### Exercise directions
Omit pictures and quote the listing below line by line, from its start through the line that holds "185000, 185000, 185000];".

### Source data
..............................

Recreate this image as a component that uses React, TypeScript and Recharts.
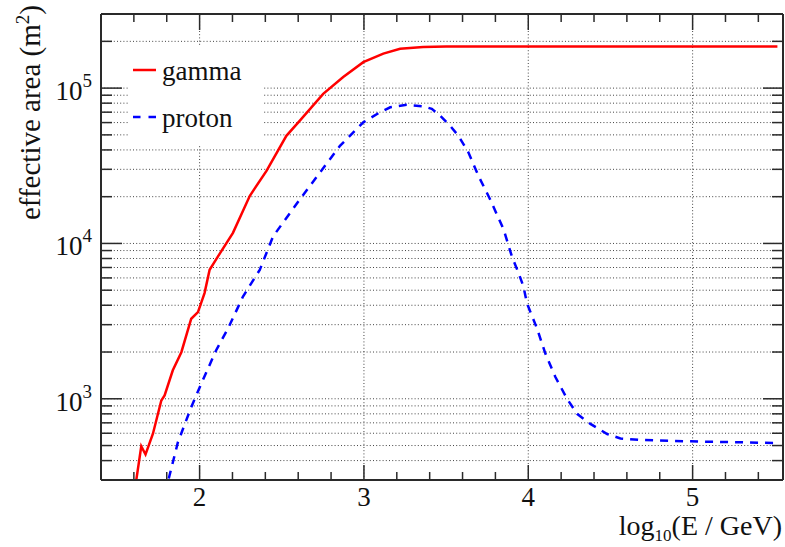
import { LineChart, Line, XAxis, YAxis, CartesianGrid, ReferenceLine, Legend } from "recharts";

const FONT = "'Liberation Serif', Tinos, 'Times New Roman', Times, 'Nimbus Roman', FreeSerif, 'DejaVu Serif', serif";
const FRAME = "#2a2a2a";
const GRID = "#444";

// log10(E / GeV) and effective area (m^2)
const gammaE = [1.6, 1.645, 1.671, 1.716, 1.767, 1.787, 1.837, 1.889, 1.949, 1.99, 2.03, 2.061, 2.112, 2.203, 2.305, 2.407, 2.528, 2.61, 2.752, 2.874, 2.996, 3.118, 3.22, 3.36, 3.5, 4.0, 4.5, 5.0, 5.516];
const gammaArea = [235, 495, 438, 596, 975, 1050, 1525, 1995, 3275, 3615, 4790, 6770, 8260, 11700, 20200, 29300, 49300, 61700, 91900, 117800, 147000, 166700, 179000, 184000, 185000, 185000, 185000, 185000, 185000];

const protonE = [1.79, 1.868, 1.949, 2.01, 2.1, 2.172, 2.264, 2.366, 2.447, 2.61, 2.732, 2.854, 2.996, 3.098, 3.16, 3.26, 3.36, 3.413, 3.463, 3.524, 3.575, 3.636, 3.697, 3.768, 3.85, 3.9, 3.941, 3.971, 3.992, 4.053, 4.104, 4.165, 4.236, 4.297, 4.378, 4.48, 4.561, 4.683, 4.988, 5.516];
const protonArea = [247, 525, 883, 1249, 2047, 2825, 4550, 6760, 11100, 19200, 28600, 42500, 60200, 70000, 75300, 78000, 76400, 73500, 66500, 57300, 49300, 38500, 27200, 19200, 12300, 8270, 6440, 5270, 4120, 2840, 1955, 1380, 1000, 800, 689, 593, 555, 543, 532, 519];

const xTicks = [1.4, 1.6, 1.8, 2, 2.2, 2.4, 2.6, 2.8, 3, 3.2, 3.4, 3.6, 3.8, 4, 4.2, 4.4, 4.6, 4.8, 5, 5.2, 5.4];
const xMajor = [2, 3, 4, 5];
const yTicks = [
  300, 400, 500, 600, 700, 800, 900,
  1000, 2000, 3000, 4000, 5000, 6000, 7000, 8000, 9000,
  10000, 20000, 30000, 40000, 50000, 60000, 70000, 80000, 90000,
  100000, 200000, 300000,
];

const series = [
  { key: "gamma", color: "#ff0000", dash: undefined as string | undefined, legendDash: undefined as string | undefined },
  { key: "proton", color: "#0000ff", dash: "8 7", legendDash: "7.5 8" },
];

const gammaData = gammaE.map((e, i) => ({ e, area: gammaArea[i] }));
const protonData = protonE.map((e, i) => ({ e, area: protonArea[i] }));
const dataFor: Record<string, { e: number; area: number }[]> = { gamma: gammaData, proton: protonData };

const textStyle = { fontFamily: FONT };

const isDecade = (v: number) => {
  const l = Math.log10(v);
  return Math.abs(l - Math.round(l)) < 1e-6;
};

function LeftTick({ x, y, payload }: any) {
  const v = payload.value;
  const major = isDecade(v);
  return (
    <g>
      <line x1={x} y1={y} x2={x + (major ? 21 : 11)} y2={y} stroke={FRAME} strokeWidth={1.5} />
      {major && (
        <text x={x - 9} y={y + 12} textAnchor="end" fontSize={27} style={textStyle} fill="#111">
          10
          <tspan dy={-13} fontSize={19}>{Math.round(Math.log10(v))}</tspan>
        </text>
      )}
    </g>
  );
}

function RightTick({ x, y, payload }: any) {
  const major = isDecade(payload.value);
  return <line x1={x} y1={y} x2={x - (major ? 20 : 11)} y2={y} stroke={FRAME} strokeWidth={1.5} />;
}

function BottomTick({ x, y, payload }: any) {
  const major = xMajor.includes(payload.value);
  return (
    <g>
      <line x1={x} y1={y} x2={x} y2={y - (major ? 15 : 8)} stroke={FRAME} strokeWidth={1.5} />
      {major && (
        <text x={x} y={y + 26} textAnchor="middle" fontSize={27} style={textStyle} fill="#111">
          {payload.value}
        </text>
      )}
    </g>
  );
}

function TopTick({ x, y, payload }: any) {
  const major = xMajor.includes(payload.value);
  return <line x1={x} y1={y} x2={x} y2={y + (major ? 16 : 8)} stroke={FRAME} strokeWidth={1.5} />;
}

function YTitle() {
  return (
    <text transform="translate(40,5) rotate(-90)" textAnchor="end" fontSize={29} style={textStyle} fill="#111">
      effective area (m
      <tspan dy={-11} fontSize={19}>2</tspan>
      <tspan dy={11}>)</tspan>
    </text>
  );
}

function XTitle() {
  return (
    <text x={782} y={535} textAnchor="end" fontSize={28} style={textStyle} fill="#111">
      log
      <tspan dy={6} fontSize={17}>10</tspan>
      <tspan dy={-6}>(E / GeV)</tspan>
    </text>
  );
}

function LegendBox({ payload }: any) {
  return (
    <svg width={134} height={100} style={{ display: "block" }}>
      <rect width={134} height={100} fill="#fff" />
      {(payload || []).map((entry: any, i: number) => {
        const s = series.find((d) => d.key === entry.value);
        const cy = 25 + i * 47;
        return (
          <g key={entry.value}>
            <line x1={5} y1={cy} x2={28} y2={cy} stroke={entry.color} strokeWidth={2.5} strokeDasharray={s?.legendDash} />
            <text x={34} y={cy + 9.5} fontSize={27} style={textStyle} fill="#111">
              {entry.value}
            </text>
          </g>
        );
      })}
    </svg>
  );
}

export default function App() {
  return (
    <div style={{ position: "absolute", left: 0, top: 0, width: 785, height: 547, background: "#fff", fontFamily: FONT }}>
      <LineChart width={785} height={547} margin={{ top: 0, right: 0, bottom: 0, left: 0 }}>
        <CartesianGrid vertical={false} stroke={GRID} strokeDasharray="1 2.2" />
        {xMajor.map((v) => (
          <ReferenceLine key={v} x={v} stroke={GRID} strokeDasharray="1 2.2" />
        ))}
        <XAxis
          dataKey="e"
          type="number"
          domain={[1.4, 5.55]}
          allowDataOverflow
          ticks={xTicks}
          interval={0}
          height={67}
          tickSize={0}
          tickMargin={0}
          tickLine={false}
          axisLine={{ stroke: FRAME, strokeWidth: 2 }}
          tick={(p: any) => <BottomTick {...p} />}
          label={<XTitle />}
        />
        <XAxis
          xAxisId="top"
          orientation="top"
          dataKey="e"
          type="number"
          domain={[1.4, 5.55]}
          allowDataOverflow
          ticks={xTicks}
          interval={0}
          height={14}
          tickSize={0}
          tickMargin={0}
          tickLine={false}
          axisLine={{ stroke: FRAME, strokeWidth: 2 }}
          tick={(p: any) => <TopTick {...p} />}
        />
        <YAxis
          scale="log"
          domain={[300, 300000]}
          allowDataOverflow
          ticks={yTicks}
          interval={0}
          width={101}
          tickSize={0}
          tickMargin={0}
          tickLine={false}
          axisLine={{ stroke: FRAME, strokeWidth: 2 }}
          tick={(p: any) => <LeftTick {...p} />}
          label={<YTitle />}
        />
        <YAxis
          yAxisId="right"
          orientation="right"
          scale="log"
          domain={[300, 300000]}
          allowDataOverflow
          ticks={yTicks}
          interval={0}
          width={2}
          tickSize={0}
          tickMargin={0}
          tickLine={false}
          axisLine={{ stroke: FRAME, strokeWidth: 2 }}
          tick={(p: any) => <RightTick {...p} />}
        />
        {series.map((s) => (
          <Line
            key={s.key}
            name={s.key}
            data={dataFor[s.key]}
            dataKey="area"
            type="linear"
            stroke={s.color}
            strokeWidth={2.5}
            strokeDasharray={s.dash}
            dot={false}
            activeDot={false}
            isAnimationActive={false}
          />
        ))}
        <Legend
          layout="vertical"
          align="center"
          verticalAlign="middle"
          width={134}
          height={100}
          wrapperStyle={{ left: 128, top: 45, width: 134, height: 100 }}
          content={(p: any) => <LegendBox {...p} />}
        />
      </LineChart>
    </div>
  );
}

..............................

### Exercise solution
Recreate this image as a component that uses React, TypeScript and Recharts.
import { LineChart, Line, XAxis, YAxis, CartesianGrid, ReferenceLine, Legend } from "recharts";

const FONT = "'Liberation Serif', Tinos, 'Times New Roman', Times, 'Nimbus Roman', FreeSerif, 'DejaVu Serif', serif";
const FRAME = "#2a2a2a";
const GRID = "#444";

// log10(E / GeV) and effective area (m^2)
const gammaE = [1.6, 1.645, 1.671, 1.716, 1.767, 1.787, 1.837, 1.889, 1.949, 1.99, 2.03, 2.061, 2.112, 2.203, 2.305, 2.407, 2.528, 2.61, 2.752, 2.874, 2.996, 3.118, 3.22, 3.36, 3.5, 4.0, 4.5, 5.0, 5.516];
const gammaArea = [235, 495, 438, 596, 975, 1050, 1525, 1995, 3275, 3615, 4790, 6770, 8260, 11700, 20200, 29300, 49300, 61700, 91900, 117800, 147000, 166700, 179000, 184000, 185000, 185000, 185000, 185000, 185000];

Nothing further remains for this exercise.